For twenty-eight centuries and counting, the loyal and deeply beloved Maltese Terrier has left clear and concise marks on the record of history, and on the hearts of some of the most powerful and influential royalty of all time. The astounding findings of archeologists turned up an elaborate molding of a Maltese Terrier in the Fayum of Egypt. Egyptian kings were buried with artifacts and statues of their most beloved, and most worshipped, possessions and Gods. The Maltese terrier figure is thought to have been created in the common style of an Egyptian idol, lending weight to the early portrayals of this tiny dog being coveted and worshipped through many of the early centuries.
The Maltese Terrier, or “Ye Ancient Dogge De Malta,” is classified in the toy category, and should not weigh more than 7 pounds for show quality considerations. It is not uncommon to find these dogs slightly obese by way of spoiling, but it is recommended that killing your Maltese Terrier with kindness may not be the kindest to show your love. He is a vital, cheerful, and resilient creature, not at all as delicate as one might assume from a dog of this wee stature. He owns the terrier mantra, “If I can’t see it, I have to catch it!” His flowing, silky hair and enlarged, emotionally expressive eyes should not sway you from the true nature within. He is agile at full speed, and gracefully precise when on the hunt.
This breed does not have an undercoat, which would explain its ancient survival in desert climates such as Egypt. His single coat should be of stark white, flowing straight and preferably touching the ground beneath him. A slight tone of cream or tan is permissible, but not readily desirable according to the breed show quality standard. The facial and forelock hair should never be cut, but left flowing down or tied in a breed specific bun knot above the eye brow.
The Maltese terrier is thought to be the most affectionate and responsive of the toy or miniature class breeds, and he offers much comic relief and emotional stimulation to his masters.

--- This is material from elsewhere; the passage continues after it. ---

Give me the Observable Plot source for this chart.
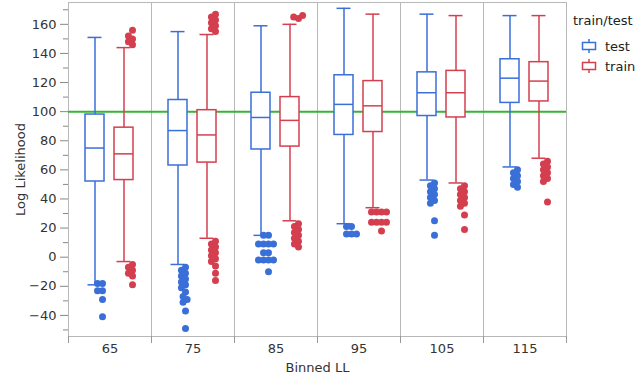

Publius, the Roman governor of Malta circa 40 AD, was the proud companion of a Maltese named Issa, and his love for her was forever held in history by the writings of Publius’ friend, the poet Martialis, wrote this passage of the devoted pair:
“Issa is more frolicsome than Catulla’s sparrow. Issa is purer than a doves kiss. Issa is gentler than a maiden. Issa is more precious than Indian gems…Lest the last days that she see light should snatch her from him forever, Publius has had her picture painted.”